My RAM is 8GB so I need chunking. I'm creating a xarray dataset using xarray.open_mfdataset and I have found that using the parameter chunk when calling xarray.open_mfdataset or doing a rechunking after with method .chunk has totally different outcomes. A similar issues was reported here without getting any response.

From the xarray documentation, chunking when calling xarray.open_dataset or when rechunking with .chunk should be exactly equivalent...

http://xarray.pydata.org/en/stable/dask.html enter image description here

...but it doesn't seem so. I share here my examples.

1) CHUNKING WHEN CALLING xarray.open_mfdataset ALONG THE SPATIAL DIMENSIONS (longitude, latitude) HAVING THE TIME DIMENSION UNCHUNKED.

import xarray as xr

data1 = xr.open_mfdataset('/data/cds_downloads/2m_temperature/*.nc',
                          concat_dim='time', combine='nested',
                          chunks = {'longitude':400, 'latitude':200}) \
                         .chunk({'time':-1})
data1.t2m.data

enter image description here

with ProgressBar():
    data1.std('time').compute()

[########################################] | 100% Completed |  5min 44.1s

In this case everything works fine.

2) CHUNKING WITH METHOD .chunk ALONG THE SPATIAL DIMENSIONS (longitude, latitude) HAVING THE TIME DIMENSION UNCHUNKED.

data2=xr.open_mfdataset('/data/cds_downloads/2m_temperature/*.nc',
                        concat_dim='time',combine='nested') \
                       .chunk({'time': -1, 'longitude':400, 'latitude':200})
data2.t2m.data

enter image description here

As this image shows, apparently the chunking is now exactly the same than in 1). However...

with ProgressBar():
    data2.std('time').compute()

[#####################################   ] | 93% Completed |  1min 50.8s

...the computation of the std could not finish, the jupyter notebook kernel died without message due to exceeding the memory limit as I could checked monitoring with htop... This likely implies that the chunking was indeed not taking place in reality and all the dataset without chunks is being loaded in to memory.

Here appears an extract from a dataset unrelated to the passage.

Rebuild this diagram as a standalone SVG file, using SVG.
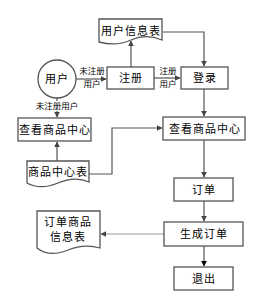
<svg xmlns="http://www.w3.org/2000/svg" width="262" height="295" viewBox="0 0 262 295">
<style>
.box{fill:#fff;stroke:#555;stroke-width:1.3}
.t{font-family:"Noto Sans CJK SC","Liberation Sans",sans-serif;font-size:11px;fill:#000;text-anchor:middle;letter-spacing:1px}
.s{font-family:"Noto Sans CJK SC","Liberation Sans",sans-serif;font-size:8.5px;fill:#000;text-anchor:middle}
.c{fill:none;stroke:#555;stroke-width:1.2}
.g{fill:none;stroke:#999;stroke-width:1.2}
</style>
<defs>
<marker id="a" viewBox="0 0 10 10" refX="9" refY="5" markerWidth="5" markerHeight="5" orient="auto"><path d="M0,0 L10,5 L0,10 Z" fill="#444"/></marker>
<marker id="b" viewBox="0 0 10 10" refX="9" refY="5" markerWidth="5" markerHeight="5" orient="auto"><path d="M0,0 L10,5 L0,10 Z" fill="#000"/></marker>
</defs>
<g id="connectors">
<path class="c" d="M131,67 V41" marker-end="url(#a)"/>
<path class="c" d="M163,32 H204 V66" marker-end="url(#a)"/>
<path class="c" d="M154,78 H180" marker-end="url(#a)"/>
<path class="c" d="M76,79 H106" marker-end="url(#a)"/>
<path class="c" d="M57,98 V117" marker-end="url(#a)"/>
<path class="c" d="M57,161 V142" marker-end="url(#a)"/>
<path class="c" d="M89,174 H112 V128 H162" marker-end="url(#a)"/>
<path class="c" d="M204,89 V116" marker-end="url(#a)"/>
<path class="c" d="M204,140 V177" marker-end="url(#a)"/>
<path class="c" d="M204,201 V221" marker-end="url(#a)"/>
<path class="c" d="M204,246 V266" stroke="#000" marker-end="url(#b)"/>
<path class="g" d="M164,234 H101" marker-end="url(#a)"/>
</g>
<g id="label1"><text class="s" x="92" y="74">未注册</text><text class="s" x="92" y="87">用户</text></g>
<g id="label2"><text class="s" x="168" y="74">注册</text><text class="s" x="168" y="87">用户</text></g>
<g id="label3"><rect x="35" y="101" width="44" height="10" fill="#fff"/><text class="s" x="57" y="109">未注册用户</text></g>
<g id="userinfo"><path class="box" d="M99,19 H162 V40 C150,35 140,36 131,40 C120,45 110,45 99,42 Z"/><text class="t" x="131" y="35">用户信息表</text></g>
<g id="user"><circle class="box" cx="57" cy="79" r="19"/><text class="t" x="57" y="83">用户</text></g>
<g id="register"><rect class="box" x="107" y="67" width="47" height="22"/><text class="t" x="131" y="82">注册</text></g>
<g id="login"><rect class="box" x="181" y="67" width="47" height="22"/><text class="t" x="205" y="82">登录</text></g>
<g id="view1"><rect class="box" x="18" y="118" width="73" height="23"/><text class="t" x="55" y="134">查看商品中心</text></g>
<g id="goodsdoc"><path class="box" d="M27,161 H89 V182 C80,178 70,178 58,183 C46,188 36,188 27,183 Z"/><text class="t" x="58" y="176">商品中心表</text></g>
<g id="view2"><rect class="box" x="163" y="117" width="82" height="23"/><text class="t" x="205" y="133">查看商品中心</text></g>
<g id="order"><rect class="box" x="174" y="178" width="59" height="23"/><text class="t" x="204" y="194">订单</text></g>
<g id="genorder"><rect class="box" x="164" y="222" width="79" height="24"/><text class="t" x="204" y="238">生成订单</text></g>
<g id="exit"><rect class="box" x="174" y="267" width="59" height="23"/><text class="t" x="204" y="283">退出</text></g>
<g id="orderdoc"><path class="box" d="M37,211 H100 V248 C90,245 80,245 68,250 C56,255 46,255 37,248 Z"/><text class="t" x="68" y="226">订单商品</text><text class="t" x="68" y="241">信息表</text></g>
</svg>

3) CHUNKING WHEN CALLING xarray.open_mfdataset ALONG THE SPATIAL DIMENSIONS (longitude, latitude) AND LEAVING THE TIME DIMENSION CHUNKED BY DEFAULT (ONE CHUNK PER FILE).

In theory this case should be much slower that 1) since the computation of std is done along the time dimension and thus much more chunks are generated unnecessarily (421420 chunks now vs 90 chunks in (1)).

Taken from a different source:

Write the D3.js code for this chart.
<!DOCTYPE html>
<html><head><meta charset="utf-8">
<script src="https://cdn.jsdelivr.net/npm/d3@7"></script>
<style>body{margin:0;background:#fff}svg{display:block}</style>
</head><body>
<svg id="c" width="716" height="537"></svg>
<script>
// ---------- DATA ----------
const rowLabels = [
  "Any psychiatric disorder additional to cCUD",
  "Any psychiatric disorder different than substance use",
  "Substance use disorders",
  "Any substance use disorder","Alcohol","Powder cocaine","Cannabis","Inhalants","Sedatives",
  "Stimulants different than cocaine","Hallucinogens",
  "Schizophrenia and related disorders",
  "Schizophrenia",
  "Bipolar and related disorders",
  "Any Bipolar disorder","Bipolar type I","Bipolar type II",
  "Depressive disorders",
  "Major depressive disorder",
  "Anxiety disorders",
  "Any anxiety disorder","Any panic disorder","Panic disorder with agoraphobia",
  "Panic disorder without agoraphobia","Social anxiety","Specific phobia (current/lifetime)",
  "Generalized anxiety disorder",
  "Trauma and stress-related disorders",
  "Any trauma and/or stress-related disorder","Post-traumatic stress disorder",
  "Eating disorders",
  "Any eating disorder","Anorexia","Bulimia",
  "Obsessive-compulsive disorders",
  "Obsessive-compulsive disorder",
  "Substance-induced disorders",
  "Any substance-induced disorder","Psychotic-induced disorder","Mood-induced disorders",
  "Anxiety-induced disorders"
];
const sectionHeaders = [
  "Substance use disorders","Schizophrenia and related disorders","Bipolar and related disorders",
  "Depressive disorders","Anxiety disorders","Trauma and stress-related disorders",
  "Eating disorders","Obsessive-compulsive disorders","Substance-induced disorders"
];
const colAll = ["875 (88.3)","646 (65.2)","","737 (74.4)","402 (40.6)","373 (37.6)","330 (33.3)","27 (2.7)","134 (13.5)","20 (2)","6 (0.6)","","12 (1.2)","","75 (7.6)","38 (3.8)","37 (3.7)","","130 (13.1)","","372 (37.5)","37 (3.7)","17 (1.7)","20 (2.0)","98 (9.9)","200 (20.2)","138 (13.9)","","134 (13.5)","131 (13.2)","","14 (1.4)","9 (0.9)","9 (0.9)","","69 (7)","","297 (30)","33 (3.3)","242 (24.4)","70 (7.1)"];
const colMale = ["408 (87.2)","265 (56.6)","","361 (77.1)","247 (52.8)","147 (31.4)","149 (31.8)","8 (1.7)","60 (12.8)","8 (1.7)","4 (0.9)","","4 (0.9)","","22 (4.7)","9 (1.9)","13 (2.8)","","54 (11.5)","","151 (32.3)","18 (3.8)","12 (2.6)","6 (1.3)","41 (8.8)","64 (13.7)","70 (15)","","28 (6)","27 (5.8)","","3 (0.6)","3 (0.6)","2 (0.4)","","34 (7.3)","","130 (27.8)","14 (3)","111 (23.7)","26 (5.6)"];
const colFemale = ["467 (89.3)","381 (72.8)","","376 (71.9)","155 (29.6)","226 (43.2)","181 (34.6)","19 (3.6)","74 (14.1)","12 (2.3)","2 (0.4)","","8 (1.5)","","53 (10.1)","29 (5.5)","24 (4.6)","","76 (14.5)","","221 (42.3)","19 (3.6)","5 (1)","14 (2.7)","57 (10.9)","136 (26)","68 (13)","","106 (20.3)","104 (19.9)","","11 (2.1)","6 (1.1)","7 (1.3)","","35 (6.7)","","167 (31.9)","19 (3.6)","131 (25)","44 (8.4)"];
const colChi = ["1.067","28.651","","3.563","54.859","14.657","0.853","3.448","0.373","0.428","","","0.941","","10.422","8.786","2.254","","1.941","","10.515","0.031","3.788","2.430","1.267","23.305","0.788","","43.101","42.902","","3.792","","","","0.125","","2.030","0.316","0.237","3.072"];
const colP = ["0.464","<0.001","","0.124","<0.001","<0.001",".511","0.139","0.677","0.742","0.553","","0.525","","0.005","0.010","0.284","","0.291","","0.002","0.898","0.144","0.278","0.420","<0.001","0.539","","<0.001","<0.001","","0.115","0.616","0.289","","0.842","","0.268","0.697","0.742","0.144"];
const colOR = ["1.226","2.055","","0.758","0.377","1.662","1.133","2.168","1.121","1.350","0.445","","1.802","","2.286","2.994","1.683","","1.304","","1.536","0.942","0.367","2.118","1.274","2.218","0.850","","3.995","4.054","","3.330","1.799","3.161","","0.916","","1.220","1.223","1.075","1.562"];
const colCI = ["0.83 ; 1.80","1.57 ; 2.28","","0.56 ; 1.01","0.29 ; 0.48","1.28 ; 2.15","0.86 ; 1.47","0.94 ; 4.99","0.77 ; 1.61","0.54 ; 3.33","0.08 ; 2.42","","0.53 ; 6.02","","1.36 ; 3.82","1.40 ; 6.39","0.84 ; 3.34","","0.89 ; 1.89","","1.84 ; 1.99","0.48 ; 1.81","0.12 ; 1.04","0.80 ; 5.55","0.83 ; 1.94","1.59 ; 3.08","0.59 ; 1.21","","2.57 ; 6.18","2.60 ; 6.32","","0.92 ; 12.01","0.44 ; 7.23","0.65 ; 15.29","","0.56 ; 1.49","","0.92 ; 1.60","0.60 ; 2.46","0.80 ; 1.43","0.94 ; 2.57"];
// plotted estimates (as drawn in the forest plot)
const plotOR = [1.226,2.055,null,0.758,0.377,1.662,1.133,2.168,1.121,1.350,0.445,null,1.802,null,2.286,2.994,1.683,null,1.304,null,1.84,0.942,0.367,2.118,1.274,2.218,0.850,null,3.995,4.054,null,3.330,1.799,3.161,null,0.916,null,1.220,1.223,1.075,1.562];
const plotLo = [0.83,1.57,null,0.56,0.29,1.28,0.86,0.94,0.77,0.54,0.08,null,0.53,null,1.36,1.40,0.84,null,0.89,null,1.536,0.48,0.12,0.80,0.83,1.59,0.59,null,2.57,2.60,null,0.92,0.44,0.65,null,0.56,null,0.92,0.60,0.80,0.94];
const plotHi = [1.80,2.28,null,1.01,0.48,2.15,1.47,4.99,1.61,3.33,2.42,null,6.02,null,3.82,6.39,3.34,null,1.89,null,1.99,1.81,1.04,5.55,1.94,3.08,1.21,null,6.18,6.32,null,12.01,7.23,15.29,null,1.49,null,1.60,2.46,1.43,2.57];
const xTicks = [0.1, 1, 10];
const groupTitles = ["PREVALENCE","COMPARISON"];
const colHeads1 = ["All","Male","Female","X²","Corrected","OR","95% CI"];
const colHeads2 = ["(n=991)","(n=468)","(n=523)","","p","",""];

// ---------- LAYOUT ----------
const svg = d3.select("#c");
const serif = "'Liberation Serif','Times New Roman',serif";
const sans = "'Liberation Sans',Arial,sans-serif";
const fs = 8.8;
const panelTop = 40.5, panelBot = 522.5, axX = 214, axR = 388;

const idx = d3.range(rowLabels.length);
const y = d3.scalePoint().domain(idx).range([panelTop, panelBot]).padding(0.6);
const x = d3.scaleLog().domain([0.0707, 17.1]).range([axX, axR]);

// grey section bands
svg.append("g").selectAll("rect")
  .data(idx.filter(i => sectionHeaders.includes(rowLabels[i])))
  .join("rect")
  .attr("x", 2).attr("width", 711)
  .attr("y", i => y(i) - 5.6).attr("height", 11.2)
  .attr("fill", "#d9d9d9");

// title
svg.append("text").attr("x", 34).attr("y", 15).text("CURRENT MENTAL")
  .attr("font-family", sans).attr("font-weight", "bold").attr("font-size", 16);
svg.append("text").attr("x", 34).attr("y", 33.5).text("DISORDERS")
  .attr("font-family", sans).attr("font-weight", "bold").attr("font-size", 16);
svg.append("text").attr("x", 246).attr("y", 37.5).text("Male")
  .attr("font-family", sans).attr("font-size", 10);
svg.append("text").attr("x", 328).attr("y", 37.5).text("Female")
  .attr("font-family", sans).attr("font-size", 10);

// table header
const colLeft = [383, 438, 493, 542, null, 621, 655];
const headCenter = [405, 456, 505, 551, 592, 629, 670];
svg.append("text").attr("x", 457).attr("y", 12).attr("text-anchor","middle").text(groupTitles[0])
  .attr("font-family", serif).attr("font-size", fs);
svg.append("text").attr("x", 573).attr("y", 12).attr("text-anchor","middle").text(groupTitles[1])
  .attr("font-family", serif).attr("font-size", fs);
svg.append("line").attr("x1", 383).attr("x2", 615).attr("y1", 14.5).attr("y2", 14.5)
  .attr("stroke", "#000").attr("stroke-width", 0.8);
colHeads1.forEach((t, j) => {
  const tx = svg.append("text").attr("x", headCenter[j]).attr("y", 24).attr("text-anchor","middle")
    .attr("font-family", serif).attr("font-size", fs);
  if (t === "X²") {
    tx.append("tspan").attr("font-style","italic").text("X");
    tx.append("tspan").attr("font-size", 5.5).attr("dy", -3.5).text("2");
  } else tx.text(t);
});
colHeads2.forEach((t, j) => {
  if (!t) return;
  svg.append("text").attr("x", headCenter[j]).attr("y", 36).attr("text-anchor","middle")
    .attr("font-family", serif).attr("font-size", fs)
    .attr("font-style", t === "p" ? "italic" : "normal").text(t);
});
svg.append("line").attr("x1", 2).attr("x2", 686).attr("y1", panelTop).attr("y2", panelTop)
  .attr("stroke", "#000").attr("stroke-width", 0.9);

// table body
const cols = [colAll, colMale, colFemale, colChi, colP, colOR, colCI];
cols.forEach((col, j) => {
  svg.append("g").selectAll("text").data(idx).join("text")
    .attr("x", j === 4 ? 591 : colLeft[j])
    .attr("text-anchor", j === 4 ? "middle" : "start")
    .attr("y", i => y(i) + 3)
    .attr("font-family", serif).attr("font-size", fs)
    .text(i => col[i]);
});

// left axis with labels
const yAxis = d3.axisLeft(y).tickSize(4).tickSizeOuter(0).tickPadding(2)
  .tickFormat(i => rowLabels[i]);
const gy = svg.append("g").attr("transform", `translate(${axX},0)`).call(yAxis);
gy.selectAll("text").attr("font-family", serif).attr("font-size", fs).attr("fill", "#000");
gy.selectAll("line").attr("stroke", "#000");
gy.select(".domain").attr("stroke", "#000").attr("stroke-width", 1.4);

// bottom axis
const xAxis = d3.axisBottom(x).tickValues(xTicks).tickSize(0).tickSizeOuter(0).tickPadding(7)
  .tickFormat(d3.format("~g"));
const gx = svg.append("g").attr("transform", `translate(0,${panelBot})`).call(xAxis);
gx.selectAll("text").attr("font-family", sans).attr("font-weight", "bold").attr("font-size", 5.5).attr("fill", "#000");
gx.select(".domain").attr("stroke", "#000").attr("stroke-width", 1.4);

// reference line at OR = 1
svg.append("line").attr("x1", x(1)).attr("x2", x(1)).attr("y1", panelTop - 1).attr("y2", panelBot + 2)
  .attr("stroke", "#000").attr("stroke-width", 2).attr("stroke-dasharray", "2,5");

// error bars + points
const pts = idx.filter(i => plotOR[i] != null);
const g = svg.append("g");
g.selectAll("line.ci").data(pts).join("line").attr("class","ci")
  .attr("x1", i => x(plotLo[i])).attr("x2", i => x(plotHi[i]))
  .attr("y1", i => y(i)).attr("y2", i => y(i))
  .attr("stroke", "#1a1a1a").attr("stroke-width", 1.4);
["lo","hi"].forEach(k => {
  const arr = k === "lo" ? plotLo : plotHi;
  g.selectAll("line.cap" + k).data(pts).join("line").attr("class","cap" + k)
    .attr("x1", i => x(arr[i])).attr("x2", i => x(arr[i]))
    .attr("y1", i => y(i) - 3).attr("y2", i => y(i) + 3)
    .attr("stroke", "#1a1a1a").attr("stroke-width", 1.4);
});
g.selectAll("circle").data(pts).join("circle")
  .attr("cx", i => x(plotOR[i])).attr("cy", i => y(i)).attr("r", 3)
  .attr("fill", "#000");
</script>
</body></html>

data3 = xr.open_mfdataset('/data/cds_downloads/2m_temperature/*.nc',
                          concat_dim='time', combine='nested',
                          chunks = {'longitude':400, 'latitude':200})
data3.t2m.data

enter image description here

with ProgressBar():
    data3.std('time').compute()

[########################################] | 100% Completed |  5min 51.2s

However there is no memory problems and the amount of time required for the computation is almost the same than in case 1). This again suggests that method .chunk seems to be not working properly.

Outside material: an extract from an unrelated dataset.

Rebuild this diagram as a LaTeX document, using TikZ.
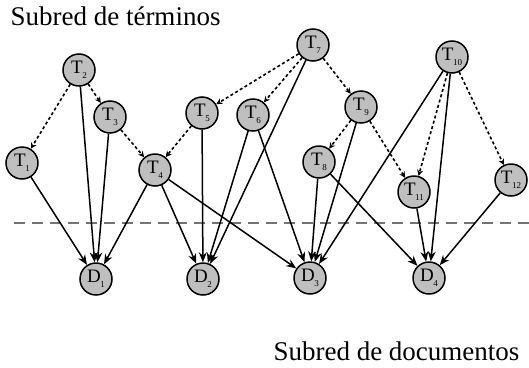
\documentclass[tikz,border=0pt]{standalone}
\usepackage{fontspec}
\setmainfont{Liberation Serif}
\usetikzlibrary{arrows.meta}
\begin{document}
\begin{tikzpicture}[x=1pt,y=-1pt,
  netnode/.style={circle,draw=black,line width=1.5pt,fill=black!25,
    minimum size=32pt,inner sep=0pt},
  link/.style={line width=1.5pt,-{Stealth[length=10pt,width=8pt]}},
  infl/.style={line width=1.6pt,dash pattern=on 3pt off 2.5pt,
    -{Stealth[length=6pt,width=6pt]}},
  title/.style={font=\fontsize{27}{30}\selectfont}]
\useasboundingbox (0,0) rectangle (529,367);
\newcommand{\lbl}[2]{{\fontsize{19}{19}\selectfont #1}\kern-0.5pt\raisebox{-5pt}{\fontsize{9}{9}\selectfont #2}}

% separator between the two subnets
\draw[line width=1.2pt,draw=black!55,dash pattern=on 11pt off 7pt] (14,223) -- (529,223);

% term nodes
\node[netnode] (t1)  at (22,163)  {\lbl{T}{1}};
\node[netnode] (t2)  at (79,70)   {\lbl{T}{2}};
\node[netnode] (t3)  at (110,117) {\lbl{T}{3}};
\node[netnode] (t4)  at (155,170) {\lbl{T}{4}};
\node[netnode] (t5)  at (202,113) {\lbl{T}{5}};
\node[netnode] (t6)  at (253,115) {\lbl{T}{6}};
\node[netnode] (t7)  at (313,45)  {\lbl{T}{7}};
\node[netnode] (t8)  at (319,162) {\lbl{T}{8}};
\node[netnode] (t9)  at (361,107) {\lbl{T}{9}};
\node[netnode] (t10) at (452,57)  {\lbl{T}{10}};
\node[netnode] (t11) at (414,192) {\lbl{T}{11}};
\node[netnode] (t12) at (511,180) {\lbl{T}{12}};

% document nodes
\node[netnode] (d1) at (96,279)  {\lbl{D}{1}};
\node[netnode] (d2) at (203,279) {\lbl{D}{2}};
\node[netnode] (d3) at (310,278) {\lbl{D}{3}};
\node[netnode] (d4) at (429,278) {\lbl{D}{4}};

% relations among terms
\foreach \a/\b in {t2/t1,t2/t3,t3/t4,t5/t4,t7/t5,t7/t6,t7/t9,t9/t8,t9/t11,t10/t11,t10/t12}
  \draw[infl] (\a) -- (\b);

% term to document links
\foreach \a/\b in {t1/d1,t2/d1,t3/d1,t4/d1,t4/d2,t4/d3,t5/d2,t6/d2,t7/d2,t6/d3,
                   t8/d3,t9/d3,t10/d3,t8/d4,t10/d4,t11/d4,t12/d4}
  \draw[link] (\a) -- (\b);

% subnet titles
\node[title,anchor=base west] (tt) at (7,25) {Subred de términos};
\node[title,anchor=base east] (td) at (523,360) {Subred de documentos};
\end{tikzpicture}
\end{document}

Anyone knows if this makes sense or how to solve this issue? I would need to be able to change the chunking depending on the specific computation I need to do.

Thanks

PD: I'm using xarray version 0.15.1

1
I have tested using xr.open_dataset with one single and large netcdf file (instead of a set of hundreds of smaller netcdf files) and the same issue appears. Method .chunk does not seem to have a noticeable impact on the performance.susopeiz
I found something similar with chunking on open_mfdataset versus after. This first was slower I think but I couldn't really pin it down, plus I was just starting to learn xarray. My current approach is not to bother chunking during the open (as nothing's really read in yet?) and chunk after, especially when removing the time chunks .chunk({'time':-1}. That seemed to have a big effect for some reason. Then I use .persist() or .compute() which is when things really happen.Paul
So, @Paul you mean in your case using .chunk after calling open_mfdataset has a clear impact on performance when computing? I would be quite surprise if that is the case. The working solution I have found is the opposite; Simply forget about .chunk and create different datarray object calling open_mfdataset with different values passed to the chunk parameter within. This really seems to work fine in my case.susopeiz

1 Answers

0
votes

I would need to be able to change the chunking depending on the specific computation I need to do.

Yes, computations will be highly sensitive to chunk structure.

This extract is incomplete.